__Given request__
Restate the material word for word and leave out anything that is a picture.

__Data__
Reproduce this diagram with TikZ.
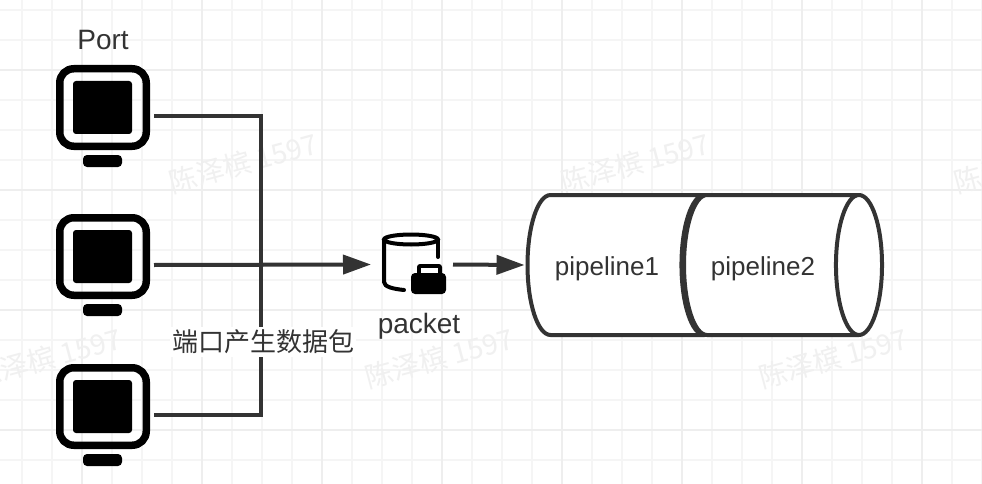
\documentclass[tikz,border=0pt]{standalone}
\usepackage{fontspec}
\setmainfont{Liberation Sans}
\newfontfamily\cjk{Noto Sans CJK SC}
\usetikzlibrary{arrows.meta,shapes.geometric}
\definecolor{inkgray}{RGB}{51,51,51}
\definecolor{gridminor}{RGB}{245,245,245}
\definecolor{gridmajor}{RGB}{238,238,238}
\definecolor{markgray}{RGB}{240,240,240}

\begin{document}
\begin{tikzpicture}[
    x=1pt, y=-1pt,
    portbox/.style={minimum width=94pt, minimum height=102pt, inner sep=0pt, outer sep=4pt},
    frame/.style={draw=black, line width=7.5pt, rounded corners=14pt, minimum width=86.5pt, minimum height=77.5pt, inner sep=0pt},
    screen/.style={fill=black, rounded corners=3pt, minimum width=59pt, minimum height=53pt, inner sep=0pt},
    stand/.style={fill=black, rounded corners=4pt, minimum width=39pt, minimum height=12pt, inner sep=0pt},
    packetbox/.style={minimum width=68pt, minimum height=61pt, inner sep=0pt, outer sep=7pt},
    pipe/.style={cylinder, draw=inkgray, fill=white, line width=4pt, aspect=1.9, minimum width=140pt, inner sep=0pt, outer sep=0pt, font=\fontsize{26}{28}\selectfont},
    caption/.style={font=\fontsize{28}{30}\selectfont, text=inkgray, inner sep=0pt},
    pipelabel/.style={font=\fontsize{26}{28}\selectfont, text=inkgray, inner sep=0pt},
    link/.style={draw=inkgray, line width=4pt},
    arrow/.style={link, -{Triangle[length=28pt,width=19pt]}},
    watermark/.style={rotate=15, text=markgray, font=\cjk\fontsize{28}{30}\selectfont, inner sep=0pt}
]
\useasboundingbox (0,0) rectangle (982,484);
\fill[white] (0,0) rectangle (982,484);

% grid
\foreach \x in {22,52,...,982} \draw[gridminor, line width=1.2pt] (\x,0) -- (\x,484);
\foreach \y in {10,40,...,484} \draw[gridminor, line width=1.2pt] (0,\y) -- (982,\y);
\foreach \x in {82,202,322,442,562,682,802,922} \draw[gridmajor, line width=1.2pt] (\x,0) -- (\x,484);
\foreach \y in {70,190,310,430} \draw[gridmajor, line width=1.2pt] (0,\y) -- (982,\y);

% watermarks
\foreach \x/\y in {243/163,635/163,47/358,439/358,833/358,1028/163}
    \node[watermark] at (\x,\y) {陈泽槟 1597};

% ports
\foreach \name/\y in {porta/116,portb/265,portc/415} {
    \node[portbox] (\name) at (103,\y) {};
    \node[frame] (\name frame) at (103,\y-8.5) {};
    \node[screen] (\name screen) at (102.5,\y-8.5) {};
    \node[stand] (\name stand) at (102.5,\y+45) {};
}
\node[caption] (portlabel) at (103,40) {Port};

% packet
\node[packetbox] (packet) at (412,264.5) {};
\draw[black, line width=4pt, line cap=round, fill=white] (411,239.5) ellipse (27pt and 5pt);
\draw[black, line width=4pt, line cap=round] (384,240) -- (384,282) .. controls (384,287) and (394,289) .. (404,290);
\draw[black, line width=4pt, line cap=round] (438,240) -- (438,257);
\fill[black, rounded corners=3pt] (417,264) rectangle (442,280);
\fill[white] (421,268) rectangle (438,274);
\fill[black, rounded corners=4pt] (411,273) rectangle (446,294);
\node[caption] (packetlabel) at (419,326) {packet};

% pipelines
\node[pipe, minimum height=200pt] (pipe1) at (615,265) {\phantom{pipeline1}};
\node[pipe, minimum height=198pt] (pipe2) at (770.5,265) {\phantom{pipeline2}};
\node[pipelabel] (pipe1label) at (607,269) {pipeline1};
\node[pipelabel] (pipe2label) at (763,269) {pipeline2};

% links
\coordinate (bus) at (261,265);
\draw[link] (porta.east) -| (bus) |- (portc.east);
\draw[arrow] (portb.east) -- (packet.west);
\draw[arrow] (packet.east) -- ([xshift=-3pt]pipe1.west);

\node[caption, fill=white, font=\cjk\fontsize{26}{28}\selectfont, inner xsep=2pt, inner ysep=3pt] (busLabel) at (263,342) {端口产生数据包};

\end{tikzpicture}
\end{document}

__Finished exercise__
Reproduce this diagram with TikZ.
\documentclass[tikz,border=0pt]{standalone}
\usepackage{fontspec}
\setmainfont{Liberation Sans}
\newfontfamily\cjk{Noto Sans CJK SC}
\usetikzlibrary{arrows.meta,shapes.geometric}
\definecolor{inkgray}{RGB}{51,51,51}
\definecolor{gridminor}{RGB}{245,245,245}
\definecolor{gridmajor}{RGB}{238,238,238}
\definecolor{markgray}{RGB}{240,240,240}

\begin{document}
\begin{tikzpicture}[
    x=1pt, y=-1pt,
    portbox/.style={minimum width=94pt, minimum height=102pt, inner sep=0pt, outer sep=4pt},
    frame/.style={draw=black, line width=7.5pt, rounded corners=14pt, minimum width=86.5pt, minimum height=77.5pt, inner sep=0pt},
    screen/.style={fill=black, rounded corners=3pt, minimum width=59pt, minimum height=53pt, inner sep=0pt},
    stand/.style={fill=black, rounded corners=4pt, minimum width=39pt, minimum height=12pt, inner sep=0pt},
    packetbox/.style={minimum width=68pt, minimum height=61pt, inner sep=0pt, outer sep=7pt},
    pipe/.style={cylinder, draw=inkgray, fill=white, line width=4pt, aspect=1.9, minimum width=140pt, inner sep=0pt, outer sep=0pt, font=\fontsize{26}{28}\selectfont},
    caption/.style={font=\fontsize{28}{30}\selectfont, text=inkgray, inner sep=0pt},
    pipelabel/.style={font=\fontsize{26}{28}\selectfont, text=inkgray, inner sep=0pt},
    link/.style={draw=inkgray, line width=4pt},
    arrow/.style={link, -{Triangle[length=28pt,width=19pt]}},
    watermark/.style={rotate=15, text=markgray, font=\cjk\fontsize{28}{30}\selectfont, inner sep=0pt}
]
\useasboundingbox (0,0) rectangle (982,484);
\fill[white] (0,0) rectangle (982,484);

% grid
\foreach \x in {22,52,...,982} \draw[gridminor, line width=1.2pt] (\x,0) -- (\x,484);
\foreach \y in {10,40,...,484} \draw[gridminor, line width=1.2pt] (0,\y) -- (982,\y);
\foreach \x in {82,202,322,442,562,682,802,922} \draw[gridmajor, line width=1.2pt] (\x,0) -- (\x,484);
\foreach \y in {70,190,310,430} \draw[gridmajor, line width=1.2pt] (0,\y) -- (982,\y);

% watermarks
\foreach \x/\y in {243/163,635/163,47/358,439/358,833/358,1028/163}
    \node[watermark] at (\x,\y) {陈泽槟 1597};

% ports
\foreach \name/\y in {porta/116,portb/265,portc/415} {
    \node[portbox] (\name) at (103,\y) {};
    \node[frame] (\name frame) at (103,\y-8.5) {};
    \node[screen] (\name screen) at (102.5,\y-8.5) {};
    \node[stand] (\name stand) at (102.5,\y+45) {};
}
\node[caption] (portlabel) at (103,40) {Port};

% packet
\node[packetbox] (packet) at (412,264.5) {};
\draw[black, line width=4pt, line cap=round, fill=white] (411,239.5) ellipse (27pt and 5pt);
\draw[black, line width=4pt, line cap=round] (384,240) -- (384,282) .. controls (384,287) and (394,289) .. (404,290);
\draw[black, line width=4pt, line cap=round] (438,240) -- (438,257);
\fill[black, rounded corners=3pt] (417,264) rectangle (442,280);
\fill[white] (421,268) rectangle (438,274);
\fill[black, rounded corners=4pt] (411,273) rectangle (446,294);
\node[caption] (packetlabel) at (419,326) {packet};

% pipelines
\node[pipe, minimum height=200pt] (pipe1) at (615,265) {\phantom{pipeline1}};
\node[pipe, minimum height=198pt] (pipe2) at (770.5,265) {\phantom{pipeline2}};
\node[pipelabel] (pipe1label) at (607,269) {pipeline1};
\node[pipelabel] (pipe2label) at (763,269) {pipeline2};

% links
\coordinate (bus) at (261,265);
\draw[link] (porta.east) -| (bus) |- (portc.east);
\draw[arrow] (portb.east) -- (packet.west);
\draw[arrow] (packet.east) -- ([xshift=-3pt]pipe1.west);

\node[caption, fill=white, font=\cjk\fontsize{26}{28}\selectfont, inner xsep=2pt, inner ysep=3pt] (busLabel) at (263,342) {端口产生数据包};

\end{tikzpicture}
\end{document}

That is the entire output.